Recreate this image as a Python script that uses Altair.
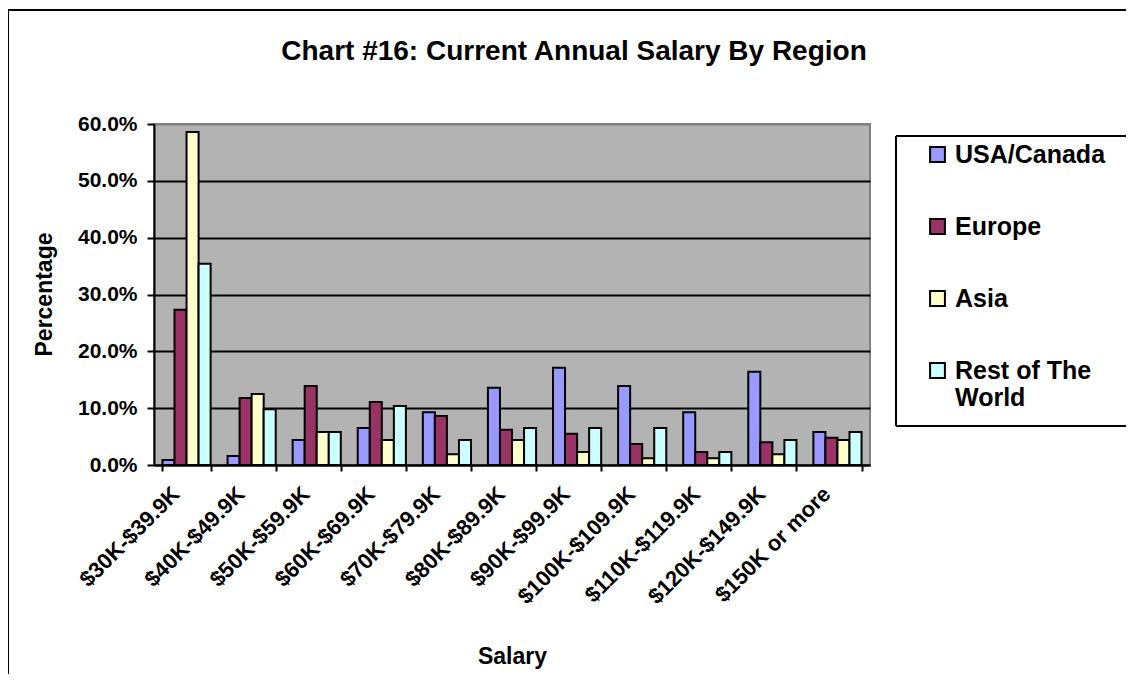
import altair as alt
import pandas as pd

salary_bands = ["$30K-$39.9K", "$40K-$49.9K", "$50K-$59.9K", "$60K-$69.9K",
                "$70K-$79.9K", "$80K-$89.9K", "$90K-$99.9K", "$100K-$109.9K",
                "$110K-$119.9K", "$120K-$149.9K", "$150K or more"]
regions = ["USA/Canada", "Europe", "Asia", "Rest of The World"]
usa_canada = [0.9, 1.6, 4.4, 6.5, 9.3, 13.6, 17.1, 13.9, 9.3, 16.4, 5.8]
europe = [27.3, 11.8, 13.9, 11.1, 8.6, 6.2, 5.5, 3.7, 2.3, 4.0, 4.8]
asia = [58.6, 12.5, 5.8, 4.4, 1.9, 4.4, 2.3, 1.2, 1.2, 1.9, 4.4]
rest_of_world = [35.4, 9.8, 5.8, 10.4, 4.4, 6.5, 6.5, 6.5, 2.3, 4.4, 5.8]
colors = ["#9999FF", "#993366", "#FFFFCC", "#CCFFFF"]
chart_title = "Chart #16: Current Annual Salary By Region"

rows = []
for region, vals in zip(regions, [usa_canada, europe, asia, rest_of_world]):
    for band, v in zip(salary_bands, vals):
        rows.append({"Salary": band, "Region": region, "Pct": v / 100.0})
df = pd.DataFrame(rows)

FONT = "Liberation Sans"

bars = alt.Chart(df).mark_bar(stroke="black", strokeWidth=2, opacity=1).encode(
    x=alt.X("Salary:N", sort=salary_bands,
            scale=alt.Scale(paddingInner=0.26, paddingOuter=0.13),
            axis=alt.Axis(title="Salary", labelAngle=-45, labelFontSize=22,
                          labelFontWeight="bold", labelFont=FONT, labelColor="black",
                          labelOverlap=False, labelLimit=300, labelPadding=12,
                          labelOffset=-18,
                          tickBand="extent", tickSize=6, tickWidth=2, tickColor="black",
                          domainColor="black", domainWidth=2, grid=False,
                          titleFontSize=23, titleFont=FONT, titleFontWeight="bold",
                          titleColor="black", titleY=180, titleBaseline="top")),
    xOffset=alt.XOffset("Region:N", sort=regions),
    y=alt.Y("Pct:Q", scale=alt.Scale(domain=[0, 0.6], nice=False),
            axis=alt.Axis(title="Percentage", format=".1%", values=[0, 0.1, 0.2, 0.3, 0.4, 0.5, 0.6],
                          labelFontSize=21, labelFontWeight="bold", labelFont=FONT,
                          labelColor="black", labelPadding=10,
                          tickSize=7, tickWidth=2, tickColor="black",
                          domainColor="black", domainWidth=2,
                          grid=True, gridWidth=2,
                          gridColor={"condition": {"test": "datum.value >= 0.6", "value": "#808080"},
                                     "value": "black"},
                          titleFontSize=23, titleFont=FONT, titleFontWeight="bold",
                          titleColor="black", titleX=-110, titleY=170, titleAngle=-90,
                          titleBaseline="middle")),
    fill=alt.Fill("Region:N", sort=regions,
                  scale=alt.Scale(domain=regions, range=colors),
                  legend=alt.Legend(title=None, orient="none", legendX=771, legendY=18,
                                    symbolType="square", symbolSize=220,
                                    symbolStrokeColor="black", symbolStrokeWidth=2,
                                    labelFontSize=25, labelFontWeight="bold", labelFont=FONT,
                                    labelColor="black", labelOffset=5, labelLimit=400,
                                    rowPadding=46, padding=0,
                                    labelExpr="datum.label == 'Rest of The World' ? ['Rest of The', 'World'] : datum.label")),
)

one = alt.Data(values=[{}])

frame_top = alt.Chart(one).mark_rule(color="black", strokeWidth=2).encode(
    x=alt.value(-146), x2=alt.value(972), y=alt.value(-114))
frame_left = alt.Chart(one).mark_rule(color="black", strokeWidth=2).encode(
    x=alt.value(-146), y=alt.value(-114), y2=alt.value(560))

box_top = alt.Chart(one).mark_rule(color="black", strokeWidth=2).encode(
    x=alt.value(742), x2=alt.value(972), y=alt.value(12))
box_bottom = alt.Chart(one).mark_rule(color="black", strokeWidth=2).encode(
    x=alt.value(742), x2=alt.value(972), y=alt.value(302))
box_left = alt.Chart(one).mark_rule(color="black", strokeWidth=2).encode(
    x=alt.value(742), y=alt.value(12), y2=alt.value(302))

title = alt.Chart(alt.Data(values=[{"t": chart_title}])).mark_text(
    font=FONT, fontSize=28, fontWeight="bold", color="black",
    align="center", baseline="alphabetic"
).encode(x=alt.value(420), y=alt.value(-64), text="t:N")

chart = alt.layer(frame_top, frame_left, box_top, box_bottom, box_left, title, bars).properties(
    width=716, height=341,
    autosize=alt.AutoSizeParams(type="none"),
    padding={"left": 146, "top": 116, "right": 256, "bottom": 209},
    background="white",
).configure_view(fill="#B3B3B3", stroke="#808080", strokeWidth=2)

chart.save("out.html", embed_options={"renderer": "svg", "actions": False})
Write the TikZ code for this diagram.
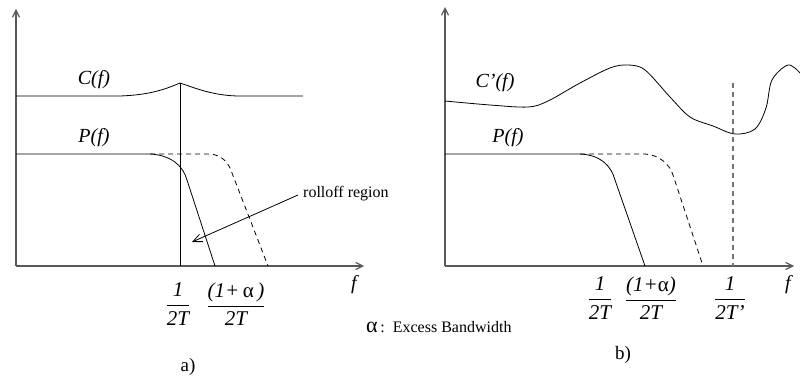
\documentclass[tikz,border=0pt]{standalone}
\usepackage{fontspec}
\setmainfont{Liberation Serif}
\usetikzlibrary{arrows.meta}
\tikzset{
  curve/.style={black, line width=0.8pt},
  axis/.style={draw=black!65, line width=1.2pt, -{Straight Barb[length=7pt,width=7pt]}},
  dashcurve/.style={black, line width=0.8pt, dash pattern=on 5pt off 4pt},
  graydash/.style={black!55, line width=1.1pt, dash pattern=on 5pt off 4pt},
  lbl/.style={font=\fontsize{20}{22}\selectfont\itshape, inner sep=0pt},
  frac/.style={font=\fontsize{21}{23}\selectfont\itshape, inner sep=0pt},
  captext/.style={font=\fontsize{19}{21}\selectfont, inner sep=0pt},
  note/.style={font=\fontsize{16}{18}\selectfont, inner sep=0pt}
}
\newcommand{\myfrac}[2]{$\displaystyle\frac{\textit{#1}}{\textit{#2}}$}
\begin{document}
\begin{tikzpicture}[x=1pt,y=-1pt]
\useasboundingbox (0,0) rectangle (800,382);
% ---------- left plot ----------
\coordinate (LO) at (16,266);
\coordinate (LY) at (16,9);
\coordinate (LX) at (364,266);
\draw[axis] (LO) -- (LY);
\draw[axis] (LO) -- (LX);
% C(f)
\draw[curve] (16,96) -- (120,96) .. controls (150,95) and (166,89) .. (180,83)
  .. controls (195,88) and (214,96) .. (240,96) -- (303,96);
\draw[curve] (180,83) -- (180,266);
% P(f)
\draw[curve] (16,154) -- (150,154) .. controls (170,155) and (183,165) .. (187,180) -- (215,266);
\draw[dashcurve] (150,154) -- (210,154) .. controls (222,155) and (229,163) .. (232,173) -- (268,266);
% rolloff arrow
\coordinate (rs) at (298,195);
\coordinate (rt) at (192,242);
\draw[curve, -{Straight Barb[length=9pt,width=8pt]}] (rs) -- (rt);
\node[note, anchor=west] (roll) at (303,194) {rolloff region};
\node[lbl] (Cf) at (94,80) {C(f)};
\node[lbl] (Pf) at (94,138) {P(f)};
\node[lbl] (fL) at (354,285) {f};
\node[frac] (fr1) at (178,304) {\myfrac{1}{2T}};
\node[frac] (fr2) at (236,304) {\myfrac{(1+\,\textup{α}\,)}{2T}};
\node[captext] (a) at (188,367) {a)};
% alpha note
\node[note, anchor=west] (al) at (366,327) {{\fontsize{22}{23}\selectfont α}\,:\ \ Excess Bandwidth};
% ---------- right plot ----------
\coordinate (RO) at (445,266);
\coordinate (RY) at (445,7);
\coordinate (RX) at (794,266);
\draw[axis] (RO) -- (RY);
\draw[axis] (RO) -- (RX);
% C'(f)
\draw[curve] plot[smooth, tension=0.55] coordinates {
  (445,101) (490,105) (528,107) (548,101) (580,83) (610,68) (628,65) (645,70) (670,97)
  (690,117) (713,126) (735,134) (755,129) (766,108) (772,80) (788,65) (800,73)};
\draw[graydash] (733,83) -- (733,266);
% P(f)
\draw[curve] (445,154) -- (580,154) .. controls (600,155) and (611,165) .. (615,180) -- (645,266);
\draw[dashcurve] (580,154) -- (645,154) .. controls (660,155) and (670,165) .. (673,175) -- (703,266);
\node[lbl] (Cpf) at (495,83) {C’(f)};
\node[lbl] (Pf2) at (508,138) {P(f)};
\node[lbl] (fR) at (788,285) {f};
\node[frac] (fr3) at (600,298) {\myfrac{1}{2T}};
\node[frac] (fr4) at (651,298) {\myfrac{(1+\textup{α})}{2T}};
\node[frac] (fr5) at (730,298) {\myfrac{1}{2T’}};
\node[captext] (b) at (623,355) {b)};
\end{tikzpicture}
\end{document}
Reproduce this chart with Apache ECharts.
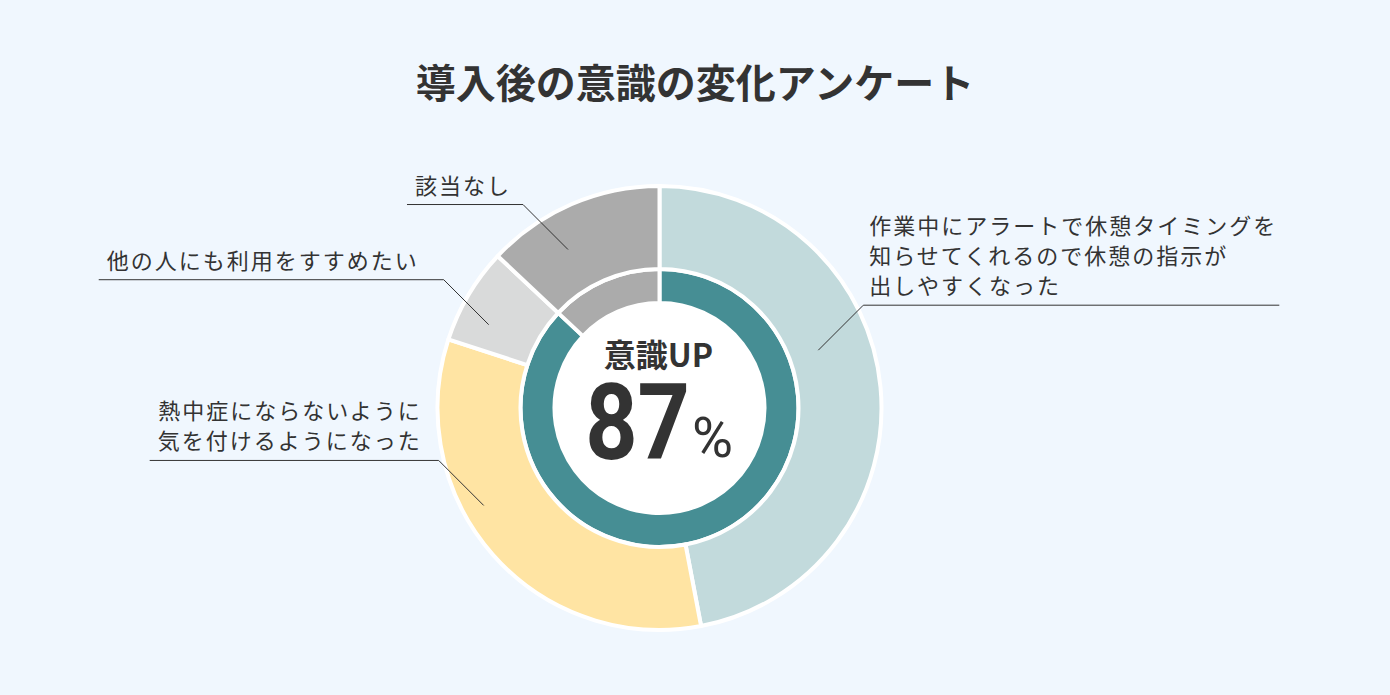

◇ ◇ ◇ ◇ ◇

WORK REQUIRED:
Identify which lines contain the word "this" and copy each one.

RESPONSE:
Recreate this image as a Python script that uses Altair.
Write the TikZ code for this diagram.
Reproduce this chart with Apache ECharts.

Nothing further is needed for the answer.